What You Need to Do Before You Close or Leave Your Business

What You Need to Do Before You Close or Leave Your Business

What You Need to Do Before You Close or Leave Your Business

Selling or closing a business is never an easy decision, especially for small business owners. However, if you decide that it’s the right time to leave your business, there are legal and financial steps you need to take to protect your liability. Learn how to create a business exit strategy, how to prevent business bankruptcy, and what the IRS needs before you can shut down a business in this Nav article.

When Closing a Business Is the Right Step

It can be tricky to know whether you need to shut down a business. However, if you have already explored all your options for business credit cards and small business loans and are still struggling with cash flow, it might be time.

On the other hand, you might be planning to stop focusing on one business so you can open a new venture — which means you’ll need to dissolve your old business. 
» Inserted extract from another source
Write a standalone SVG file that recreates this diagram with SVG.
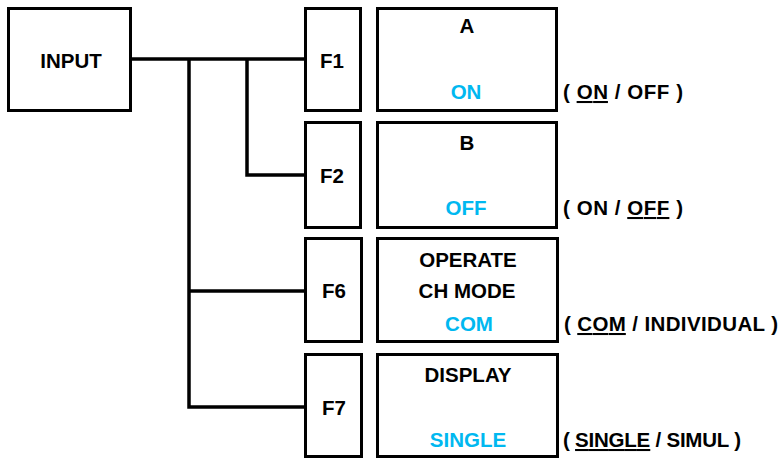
<svg xmlns="http://www.w3.org/2000/svg" width="781" height="459" viewBox="0 0 781 459">
<style>
.box{fill:#fff;stroke:#000;stroke-width:3}
.t{font-family:"Liberation Sans",Arial,sans-serif;font-weight:bold;font-size:20.5px;fill:#000;text-anchor:middle}
.v{fill:#00B8F0}
.r{font-family:"Liberation Sans",Arial,sans-serif;font-weight:bold;font-size:20.5px;fill:#000;text-anchor:start}
.u{text-decoration:underline}
.c{fill:none;stroke:#000;stroke-width:3.5}
</style>
<rect width="781" height="459" fill="#fff"/>
<g id="connectors">
<path class="c" d="M131 59 H305"/>
<path class="c" d="M189 59 V407 H305"/>
<path class="c" d="M189 291 H305"/>
<path class="c" d="M247 59 V175 H305"/>
</g>
<g id="input"><rect class="box" x="8.5" y="8.5" width="122" height="102"/><text class="t" x="71" y="68">INPUT</text></g>
<g id="f1"><rect class="box" x="305.5" y="8.5" width="55" height="102"/><text class="t" x="332" y="68">F1</text></g>
<g id="f2"><rect class="box" x="305.5" y="122.5" width="55" height="105"/><text class="t" x="332" y="183">F2</text></g>
<g id="f6"><rect class="box" x="305.5" y="238.5" width="56" height="103"/><text class="t" x="334" y="298">F6</text></g>
<g id="f7"><rect class="box" x="305.5" y="354.5" width="56" height="102"/><text class="t" x="334" y="415">F7</text></g>
<g id="a"><rect class="box" x="377.5" y="8.5" width="179" height="102"/><text class="t" x="467" y="33">A</text><text class="t v" x="466" y="99">ON</text></g>
<g id="b"><rect class="box" x="377.5" y="122.5" width="179" height="105"/><text class="t" x="467" y="150">B</text><text class="t v" x="466" y="215">OFF</text></g>
<g id="op"><rect class="box" x="377.5" y="238.5" width="180" height="103"/><text class="t" x="468" y="267">OPERATE</text><text class="t" x="467" y="298">CH MODE</text><text class="t v" x="469" y="331">COM</text></g>
<g id="disp"><rect class="box" x="377.5" y="354.5" width="180" height="102"/><text class="t" x="468" y="382">DISPLAY</text><text class="t v" x="468" y="447">SINGLE</text></g>
<g id="labels">
<text class="r" x="563" y="99" textLength="120" lengthAdjust="spacing">( <tspan class="u">ON</tspan> / OFF )</text>
<text class="r" x="563" y="215" textLength="120" lengthAdjust="spacing">( ON / <tspan class="u">OFF</tspan> )</text>
<text class="r" x="564" y="331" textLength="214" lengthAdjust="spacing">( <tspan class="u">COM</tspan> / INDIVIDUAL )</text>
<text class="r" x="563" y="447" textLength="178" lengthAdjust="spacing">( <tspan class="u">SINGLE</tspan> / SIMUL )</text>
</g>
</svg>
Here is a business checklist for closing down a business (but keep in mind that this varies based on your business structure):

  1. Get the owners on the same page. Make sure the majority of business owners agree to dissolve the business, and create a formal written agreement. 
  2. File articles of dissolution. For LLCs and corporations, you’ll need to send articles of dissolution to the state your business is registered in. To do this, you’ll need your business name, date of dissolution, reasons for closing, and information about upcoming legal action against your business (if that applies). 
  3. Let employees know. Give your employees a heads-up about upcoming layoffs and make sure they receive their final paychecks. Also, be sure to file employment taxes and payroll taxes and give out W-2s.
  4. File your last tax return. Complete a final income tax return for the last year the business was operating. Pay any state tax and business tax you owe for that year.
  5. Close out your EIN. If you signed up for an employer identification number (EIN), you’ll need to cancel it by following the IRS’s instructions. Whether or not you have an EIN might depend on your business entity type (sole proprietorship vs. limited liability company, for example). 
  6. Get your financial ducks in a row. Before you can close your business, it’s essential that you pay off any remaining business debts, collect accounts receivable, as well as liquidate or distribute any remaining assets. And don’t forget to close out your business bank account and cancel business licenses.

When Selling a Business Is an Option

You may prefer the idea of selling your business to a new owner rather than closing it down — like if your finances look good but you need to step away for any reason. If your business is marketable, meaning it’s profitable with a solid customer base, you’re more likely to be able to sell it. You’ll need to do quite a bit of preparation before you can sell your business, like making sure your financial records are organized and up to date, as well as determining a fair selling price and paying off any outstanding debts. 

How to Transfer Ownership

Entrepreneurs may prefer to transfer ownership of their business rather than close it down. If you want to transfer partial ownership of a business, you can do that without selling it. However, if you want to transfer complete ownership of the company to another person or entity, you’ll need to sell it. To sell an LLC, you should have created an operating agreement that detailed the steps an owner would take to transfer their portion of ownership.

Filing for Bankruptcy or Liquidation

Another option for small business owners is filing for bankruptcy, which may be helpful for a business owner in the long run if they want to keep the business running. There are three types of bankruptcy for businesses:

  • Chapter 7: Also called a “liquidation bankruptcy,” which means the business assets and business property are sold and the money made is used to pay off debts.
  • Chapter 11: Also called a “reorganization bankruptcy,” which means you work with the creditors to put together a plan so the business can pay off its bills over a specific amount of time while also staying operational. 
  • Chapter 13: This is a “reorganization bankruptcy” that only sole proprietors can use since it’s designed for individuals.

The type of bankruptcy you choose also depends on whether or not you want the business to stay open after bankruptcy, so be sure to consult with a legal professional.

Key Measures to Prevent Bankruptcy

To avoid business bankruptcy, you need to understand the full picture of your business’s financial situation. First, you’ll need to be able to quickly evaluate your cash flow, or the money coming in and going out of your business. Choosing an accounting software makes it easier to track your business’s revenue and expenses and create financial statements in an instant. Also, use Nav to see actionable cash flow insights over time so you can make effective adjustments as you go.

If you need short-term help with cash flow, there may be lenders and credit card providers that you can work with. Work with Nav to see which business funding you’re most likely to qualify for — before you apply. Funding makes it easier to cover everyday expenses or to tackle new projects you have had your eye on.

Building good business credit is another smart move since it can lead to lower interest rates and better terms, and therefore paying less to borrow money. Learn how to establish business credit in this comprehensive guide from Nav’s experts.

What a Business Owner Owes the IRS When They Shut Down Their Business

It’s important to close down your business the right way. The IRS outlines every form they need from you before your business is considered closed. These forms depend on your business type and whether or not you employ people, but the most common are your federal tax return, employment tax forms, and contract worker forms.